Alors que les obligations étaient sur le point d’afficher une nouvelle année de performance positive, le marché s’est brutalement renversé à la mi-avril, prenant à contre-pied la plupart des investisseurs et des stratégistes. En Europe, alors que les taux longs s’inscrivaient dans un mouvement de baisse quasi continuel depuis janvier 2013, le taux de l’obligation d’État allemand à 10 ans est passé d’un plus bas de pratiquement 0% à 1% en l’espace de quelques jours. Le prix des obligations évoluant de façon inverse par rapport aux mouvements des taux, l’obligation de référence de l’Allemagne a baissé de près de 8% en quelques jours, un mouvement sans précédent depuis la création de la zone euro. Une manière de rappeler aux investisseurs que les arbres ne montent pas au ciel et que les taux ne creusent pas indéfiniment en territoire négatif…

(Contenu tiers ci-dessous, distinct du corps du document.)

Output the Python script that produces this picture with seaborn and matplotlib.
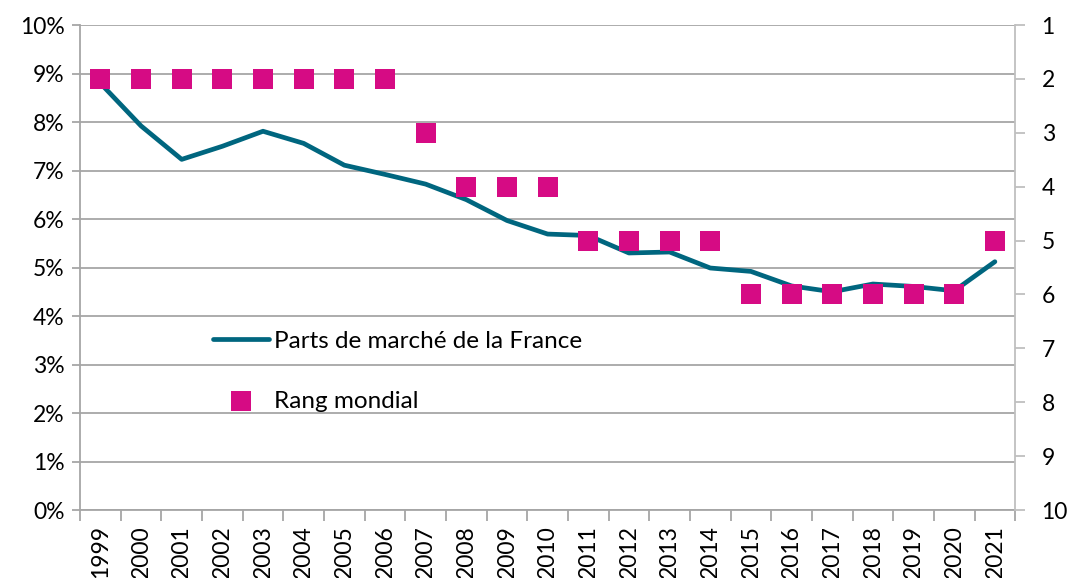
import numpy as np
import pandas as pd
import matplotlib
matplotlib.use("Agg")
import matplotlib.pyplot as plt
import seaborn as sns

# Données
annees = ["1999", "2000", "2001", "2002", "2003", "2004", "2005", "2006", "2007", "2008", "2009", "2010",
          "2011", "2012", "2013", "2014", "2015", "2016", "2017", "2018", "2019", "2020", "2021"]
parts_marche = [8.80, 7.92, 7.23, 7.50, 7.81, 7.56, 7.11, 6.92, 6.72, 6.40, 5.97, 5.69,
                5.66, 5.30, 5.32, 4.99, 4.92, 4.62, 4.50, 4.66, 4.61, 4.52, 5.12]
rang_mondial = [2, 2, 2, 2, 2, 2, 2, 2, 3, 4, 4, 4, 5, 5, 5, 5, 6, 6, 6, 6, 6, 6, 5]

df = pd.DataFrame({"annee": annees, "parts": parts_marche, "rang": rang_mondial})

sns.set_style("white")
plt.rcParams["font.family"] = ["Lato", "DejaVu Sans"]
plt.rcParams["text.color"] = "black"

bleu = "#00667f"
rose = "#d60b84"
gris = "#a6a6a6"

fig = plt.figure(figsize=(10.7, 5.78), dpi=100)
ax = fig.add_axes([0.0748, 0.1176, 0.874, 0.8391])

sns.lineplot(data=df, x="annee", y="parts", ax=ax, color=bleu, linewidth=3.4, sort=False,
             label="Parts de marché de la France", solid_capstyle="round", solid_joinstyle="round")

ax2 = ax.twinx()
sns.scatterplot(data=df, x="annee", y="rang", ax=ax2, marker="s", s=200, color=rose,
                linewidth=0, label="Rang mondial", zorder=3)

# axe gauche
ax.set_ylim(0, 10)
ax.set_yticks(np.arange(0, 11, 1))
ax.set_yticklabels([f"{v}%" for v in range(0, 11)], fontsize=16.5)
ax.yaxis.grid(True, color=gris, linewidth=1.3)
ax.set_axisbelow(True)
ax.tick_params(axis="y", which="major", length=6, color=gris, width=1.3, pad=5, labelcolor="black")

# axe des x : étiquettes au centre, graduations entre catégories
ax.set_xlim(-0.5, len(annees) - 0.5)
ax.set_xticks(np.arange(len(annees)))
ax.set_xticklabels(annees, rotation=90, fontsize=16.5)
ax.set_xticks(np.arange(-0.5, len(annees), 1), minor=True)
ax.tick_params(axis="x", which="major", length=0, pad=11, labelcolor="black")
ax.tick_params(axis="x", which="minor", length=8, color=gris, width=1.3, bottom=True)

# axe droit (rang inversé)
ax2.set_ylim(10, 1)
ax2.set_yticks(np.arange(1, 11))
ax2.set_yticklabels([str(v) for v in range(1, 11)], fontsize=16.5)
ax2.tick_params(axis="y", length=7, color="#bfbfbf", width=1.3, pad=12, labelcolor="black")

for a in (ax, ax2):
    a.set_xlabel("")
    a.set_ylabel("")
    a.spines["top"].set_visible(False)
ax.spines["right"].set_visible(False)
ax.spines["left"].set_color(gris)
ax.spines["bottom"].set_color(gris)
ax.spines["left"].set_linewidth(1.3)
ax.spines["bottom"].set_linewidth(1.3)
ax2.spines["left"].set_visible(False)
ax2.spines["bottom"].set_visible(False)
ax2.spines["right"].set_color("#bfbfbf")
ax2.spines["right"].set_linewidth(1.3)

# légende commune
h1, l1 = ax.get_legend_handles_labels()
h2, l2 = ax2.get_legend_handles_labels()
ax.get_legend().remove()
ax2.get_legend().remove()
fig.legend(h1 + h2, l1 + l2, loc="center left", bbox_to_anchor=(0.199, 0.358),
           bbox_transform=fig.transFigure, frameon=False, fontsize=17.5,
           handlelength=2.3, handletextpad=0.2, labelspacing=1.6,
           borderpad=0, borderaxespad=0)

fig.savefig("out.png", dpi=100)
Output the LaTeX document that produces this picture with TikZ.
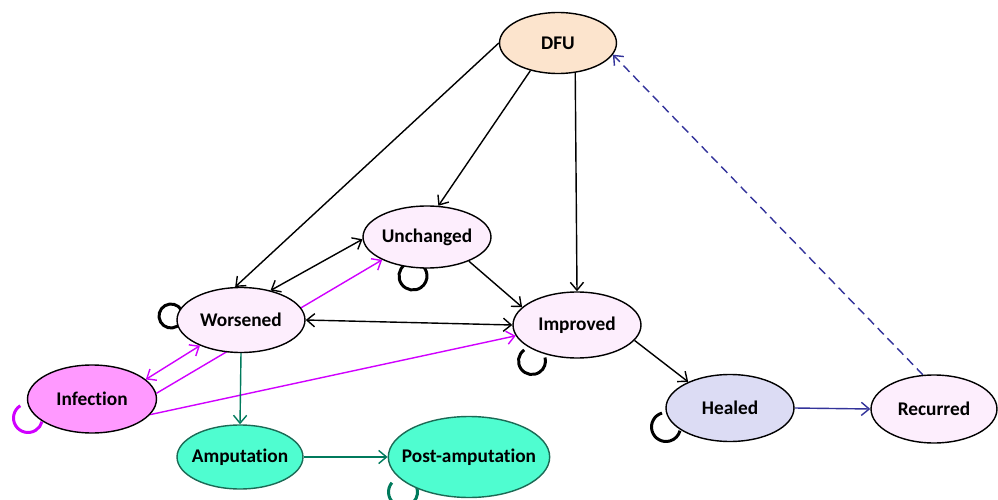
\documentclass[tikz,border=0pt]{standalone}
\usepackage{fontspec}
\setmainfont{Carlito}[Ligatures=NoCommon]
\usetikzlibrary{shapes.geometric,arrows.meta}
\pgfdeclarelayer{background}
\pgfsetlayers{background,main}

\definecolor{peach}{HTML}{FCE4CD}
\definecolor{blush}{HTML}{FDEEFD}
\definecolor{orchid}{HTML}{FF99FF}
\definecolor{lavend}{HTML}{DCDCF4}
\definecolor{aqua}{HTML}{4FFDD0}
\definecolor{aquaedge}{HTML}{1B6A55}
\definecolor{violet}{HTML}{D000FF}
\definecolor{pine}{HTML}{007A5C}
\definecolor{navy}{HTML}{33339A}

\tikzset{
  state/.style={ellipse, draw=black, line width=0.8pt, inner xsep=-0.2cm, inner ysep=0pt,
    font=\fontsize{11}{13}\selectfont\bfseries},
  link/.style={line width=0.8pt, -{Straight Barb[length=4.5pt,width=7.5pt]}},
  twoway/.style={line width=0.8pt, {Straight Barb[length=4.5pt,width=7.5pt]}-{Straight Barb[length=4.5pt,width=7.5pt]}},
  selfloop/.style={line width=1.7pt},
}

\begin{document}
\begin{tikzpicture}[x=0.02cm, y=-0.02cm]
\useasboundingbox (0,0) rectangle (998,500);
\clip (0,0) rectangle (998,500);

% states
\node[state, fill=peach, minimum width=2.34cm, minimum height=1.22cm] (dfu) at (558,43) {DFU};
\node[state, fill=blush, minimum width=2.56cm, minimum height=1.24cm] (unch) at (427,237) {Unchanged};
\node[state, fill=blush, minimum width=2.56cm, minimum height=1.30cm] (wors) at (241,320) {Worsened};
\node[state, fill=blush, minimum width=2.56cm, minimum height=1.32cm] (impr) at (577,325) {Improved};
\node[state, fill=orchid, minimum width=2.58cm, minimum height=1.36cm] (infe) at (92,399) {Infection};
\node[state, fill=lavend, minimum width=2.56cm, minimum height=1.34cm] (heal) at (730,408) {Healed};
\node[state, fill=blush, minimum width=2.52cm, minimum height=1.36cm] (recu) at (934,409) {Recurred};
\node[state, fill=aqua, draw=aquaedge, minimum width=2.52cm, minimum height=1.28cm] (ampu) at (240,457) {Amputation};
\node[state, fill=aqua, draw=aquaedge, minimum width=3.14cm, minimum height=1.62cm] (post) at (469,457) {Post-amputation};

\begin{pgfonlayer}{background}
% transitions from the initial ulcer
\draw[link] (dfu.west) -- (wors.100);
\draw[link] (dfu.225) -- (unch.70);
\draw[link] (dfu.300) -- (impr.north);
% black transitions between wound states
\draw[twoway] (wors.45) -- (unch.182);
\draw[twoway] (wors.east) -- (impr.west);
\draw[link] (unch.330) -- (impr.162);
\draw[link] (impr.345) -- (heal.148);
% healing and recurrence
\draw[link, navy] (heal.east) -- (recu.west);
\draw[link, navy, dash pattern=on 5pt off 3pt] (recu.108) -- (dfu.348);
% infection paths
\draw[twoway, violet] (wors.212) -- (infe.20);
\draw[link, violet] (infe.5) -- (unch.207);
\draw[link, violet] (infe.345) -- (impr.190);
% amputation paths
\draw[link, pine] (wors.south) -- (ampu.north);
\draw[link, pine] (ampu.east) -- (post.west);

% self loops
\draw[selfloop] ([shift={(-70,-4)}]wors.center) ++(30:0.24cm) arc[start angle=30, end angle=330, radius=0.24cm];
\draw[selfloop] ([shift={(-14,39)}]unch.center) ++(125:0.28cm) arc[start angle=125, end angle=415, radius=0.28cm];
\draw[selfloop] ([shift={(-45,36)}]impr.center) ++(125:0.27cm) arc[start angle=125, end angle=375, radius=0.27cm];
\draw[selfloop, violet] ([shift={(-64,19)}]infe.center) ++(122:0.29cm) arc[start angle=122, end angle=345, radius=0.29cm];
\draw[selfloop] ([shift={(-64,19)}]heal.center) ++(106:0.29cm) arc[start angle=106, end angle=345, radius=0.29cm];
\draw[selfloop, pine] ([shift={(-66,35)}]post.center) ++(140:0.29cm) arc[start angle=140, end angle=380, radius=0.29cm];
\end{pgfonlayer}
\end{tikzpicture}
\end{document}
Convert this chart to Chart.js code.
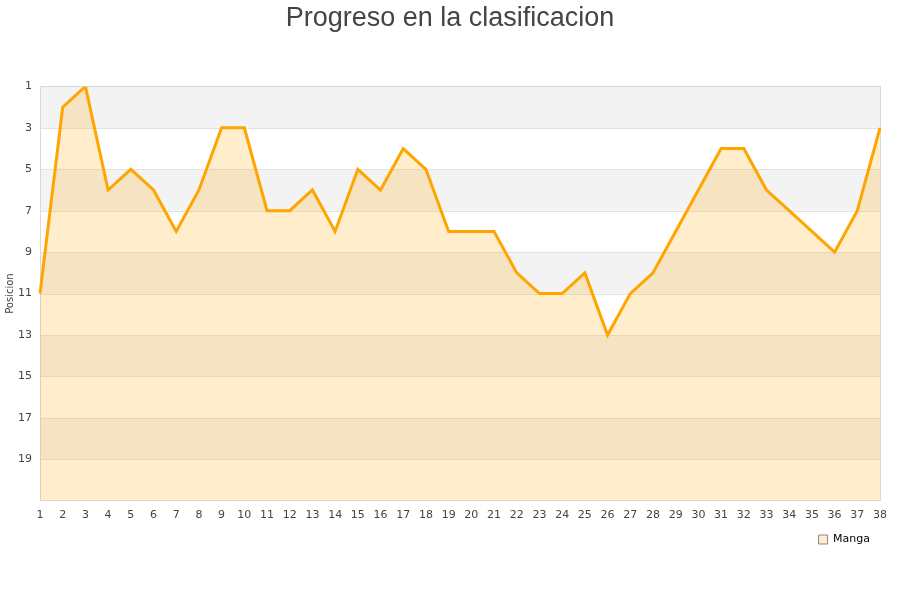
<!DOCTYPE html>
<html>
<head>
<meta charset="utf-8">
<script src="https://cdn.jsdelivr.net/npm/chart.js@4/dist/chart.umd.min.js"></script>
<style>
html, body { margin: 0; padding: 0; background: #fff; }
#wrap { width: 900px; height: 600px; }
</style>
</head>
<body>
<div id="wrap"><canvas id="chart" width="900" height="600"></canvas></div>
<script>
// jornadas y posicion de cada una
const jornadas = ['1','2','3','4','5','6','7','8','9','10','11','12','13','14','15','16','17','18','19','20',
  '21','22','23','24','25','26','27','28','29','30','31','32','33','34','35','36','37','38'];
const posiciones = [11, 2, 1, 6, 5, 6, 8, 6, 3, 3, 7, 7, 6, 8, 5, 6, 4, 5, 8, 8,
  8, 10, 11, 11, 10, 13, 11, 10, 8, 6, 4, 4, 6, 7, 8, 9, 7, 3];
const ticksY = [1, 3, 5, 7, 9, 11, 13, 15, 17, 19];

// bandas grises alternas + marco del area
const bandas = {
  id: 'bandas',
  beforeDatasetsDraw(c) {
    const ctx = c.ctx, a = c.chartArea, y = c.scales.y;
    ctx.save();
    for (let v = 1; v < 21; v += 4) {
      const t = y.getPixelForValue(v), b = y.getPixelForValue(Math.min(v + 2, 21));
      ctx.fillStyle = '#f3f3f3';
      ctx.fillRect(a.left, t, a.right - a.left, b - t);
    }
    ctx.strokeStyle = '#e2e2e2';
    ctx.lineWidth = 1;
    ticksY.forEach(v => {
      const p = Math.round(y.getPixelForValue(v)) + 0.5;
      ctx.beginPath(); ctx.moveTo(a.left, p); ctx.lineTo(a.right, p); ctx.stroke();
    });
    ctx.strokeStyle = '#d9d9d9';
    ctx.strokeRect(Math.round(a.left) + 0.5, Math.round(a.top) + 0.5, Math.round(a.right - a.left), Math.round(a.bottom - a.top));
    ctx.restore();
  }
};

const ctx = document.getElementById('chart').getContext('2d');
const chart = new Chart(ctx, {
  type: 'line',
  data: {
    labels: jornadas,
    datasets: [{
      label: 'Manga',
      data: posiciones,
      borderColor: '#ffa500',
      backgroundColor: 'rgba(255,165,0,0.2)',
      borderWidth: 3,
      pointRadius: 0,
      tension: 0,
      fill: 'start'
    }]
  },
  options: {
    responsive: false,
    animation: false,
    layout: { padding: { left: 0, right: 0, top: 0, bottom: 45 } },
    plugins: {
      title: {
        display: true,
        text: 'Progreso en la clasificacion',
        color: '#444',
        font: { family: 'Liberation Sans', size: 27, weight: 'normal' },
        padding: { top: 2, bottom: 52 }
      },
      legend: {
        position: 'bottom',
        align: 'end',
        fullSize: false,
        labels: {
          color: '#000',
          font: { family: 'DejaVu Sans', size: 11 },
          boxWidth: 9,
          boxHeight: 9,
          padding: 10,
          generateLabels: () => [{
            text: 'Manga',
            fillStyle: 'rgba(255,165,0,0.2)',
            strokeStyle: '#888',
            lineWidth: 1,
            datasetIndex: 0
          }]
        }
      },
      tooltip: { enabled: false }
    },
    scales: {
      x: {
        offset: false,
        afterFit: s => { s.height -= 6; },
        grid: { display: false, drawTicks: false },
        border: { display: false },
        ticks: { color: '#444', font: { family: 'DejaVu Sans', size: 11 }, maxRotation: 0, autoSkip: false, padding: 8 }
      },
      y: {
        reverse: true,
        min: 1,
        max: 21,
        afterBuildTicks: s => { s.ticks = ticksY.map(v => ({ value: v })); },
        afterFit: s => { s.width = 40; },
        grid: { display: false, drawTicks: false },
        border: { display: false },
        ticks: { color: '#444', font: { family: 'DejaVu Sans', size: 11 }, padding: 8 },
        title: { display: true, text: 'Posicion', color: '#444', font: { family: 'DejaVu Sans', size: 10 }, padding: { top: 4, bottom: 0 } }
      },
      // margen derecho
      yR: {
        position: 'right',
        display: true,
        afterFit: s => { s.width = 20; },
        grid: { display: false, drawTicks: false },
        border: { display: false },
        ticks: { display: false }
      }
    }
  },
  plugins: [bandas]
});
</script>
</body>
</html>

Comment en sommes-nous arrivés à avoir des taux négatifs en Europe?
Afin de relancer la machine économique européenne et lutter contre les risques de déflation, la Banque centrale européenne a multiplié les initiatives ces dernières années. Tout d’abord, la BCE a abaissé ses taux directeurs à pratiquement zéro. Puis utilisant un arsenal moins conventionnel, elle s’est engagée dans un large programme d’injection monétaire, avec comme point d’orgue l’annonce en janvier de rachats de dettes d’État, le fameux «quantitative easing». Dans un contexte où aucune hausse de taux n’était envisageable à court ou moyen terme, et rassurés par la présence d’un acheteur à long terme en la qualité de la Banque centrale, les investisseurs ont acheté des obligations de plus en plus longues et toujours plus chères, jusqu’à faire passer les taux en territoire négatif. Ainsi, mi-avril, les taux gouvernementaux allemands étaient négatifs jusqu’aux obligations de maturité 8 ans. Autrement dit, un investisseur consentait à payer pour prêter de l’argent à l’État allemand sur cette durée.
Alors, comment expliquer un tel revirement?
Les récents chiffres économiques pointent vers une amélioration de la situation en Europe. Le rebond de l’inflation au cours du mois de mai envoie un message fort: les risques de déflation semblent être derrière nous. Les indicateurs de croissance pointent également vers une amélioration notamment en France, en Italie ou en Espagne. La politique de la Banque centrale est donc en train de porter ses fruits, c’est une bonne nouvelle pour l’économie, un peu moins bonne pour les marchés obligataires.
En effet, de nombreux investisseurs avaient acheté massivement des obligations souveraines à 10 ans, en anticipation de l’annonce du programme de rachats d’actifs de la BCE. Ce pari a probablement été trop largement joué, poussant les taux d’intérêt à des niveaux injustifiés. Le marché s’est réveillé brutalement entraînant un fort mouvement de vente sur les obligations d’État.
Il semblerait aussi que le marché le plus large au monde, celui des obligations, soit de moins en moins liquide, favorisant des sauts de valorisations violents lors de retournements de marché. La faute en partie au durcissement de la réglementation sur les activités de trading qui gêne les banques dans leur rôle d’animateur de marché. Plus réglementées, celles-ci sont moins susceptibles d’intervenir sur les marchés pour fournir un prix sur un actif en cas de mouvement de baisse. Probablement en cause également, la forte allocation en obligations chez des investisseurs de long terme comme les assureurs, qui réduit la liquidité sur les encours émis. Toujours est-il que de tels mouvements sont probablement amenés à se répéter dans un contexte où la plupart des investisseurs partagent les mêmes vues, les mêmes contraintes et ont accès aux mêmes informations.
Un marché, plus volatil, mais qui continue de présenter des opportunités
Certes, l’âge d’or des obligations est probablement derrière nous, mais le marché continue de présenter certaines opportunités. La politique monétaire restera accommodante jusqu’au moins septembre 2016 (date de la fin du programme d’achat de la BCE) et les taux des obligations courtes devraient profiter de cette force de rappel. En particulier, les obligations d’entreprises les moins bien notées et dont la date de remboursement anticipée est inférieure à 3 ans («short duration high yield») continuent d’offrir des rendements attractifs. D’autant que dans un climat de reprise économique, les résultats d’entreprises s’améliorent et le risque de refinancement diminue. Rendement attractif, faible risque de taux et moins de risques de défaut sont des conditions idéales pour un porteur de dette obligataire.